The judge, Okechukwu Oke, relied on Section 217 and 218 of Companies and Allied Matters Act which outlined the requirements for convening shareholders’ meeting.
He restrained Ms. Oluwo from holding the AGM, and ordered that she desist from substituting the names of FGPL original directors.
Ms. Oluwo declined comments for this story, saying she is only an employee of the company working under instructions from her superiors.
On July 18, less than a week, Mr. Okorowo delivered his judgement in the Novare Holdings vs. Pencom case.
In his ruling, Mr. Okorowo slammed PENCOM’s takeover of FGPL and the actions of Ms. Oluwo as prejudicial and ordered them to reverse their activities.
The FGPL shareholders have taken steps to retrieve control of their firm from PENCOM, including sending petitions to President Muhammadu Buhari.
The shareholders urge the president to order full investigation into the activities of PENCOM in the affairs of FGPL for the past five years that it had failed to render account to the shareholders as well as all the infractions and abuse of court process.
The shareholders at a requisitioned emergency general meeting on March 28, 2016 appointed George Ozodinobi as the chairman of FGPL. But PENCOM thwarted the move and refused to hand over to him.
Mr.
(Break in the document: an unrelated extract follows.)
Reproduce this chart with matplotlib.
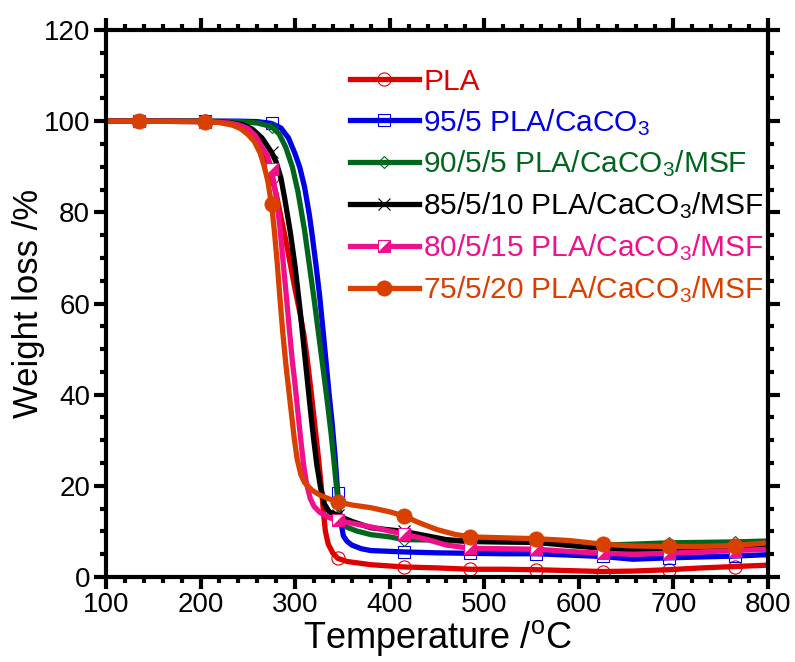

Ozodinobi told PREMIUM TIMES that the takeover has adversely affected the performance of FGPL in the market.
“People are stuck with FGPL now because PENCOM has made it impossible for them to change their PFA in defiance of the law,” he said.
Novare Holdings has, once again, approached the Lagos Division of the Federal High Court to reverse the elimination of its shares in FGPL.
The shareholders also accused Mrs. Anohu-Amazu of plotting to transfer FGPL portfolio to Premium Pension, where her brother, Victor Anohu, is a director.
Mrs. Anohu-Amazu’s mother was also a long time director in Premium Pension before stepping down after two terms.
“The reason why they’re frustrating us is because they want to collapse our company into Premium Pension which is their family business,” Mr. Ozodinobi said.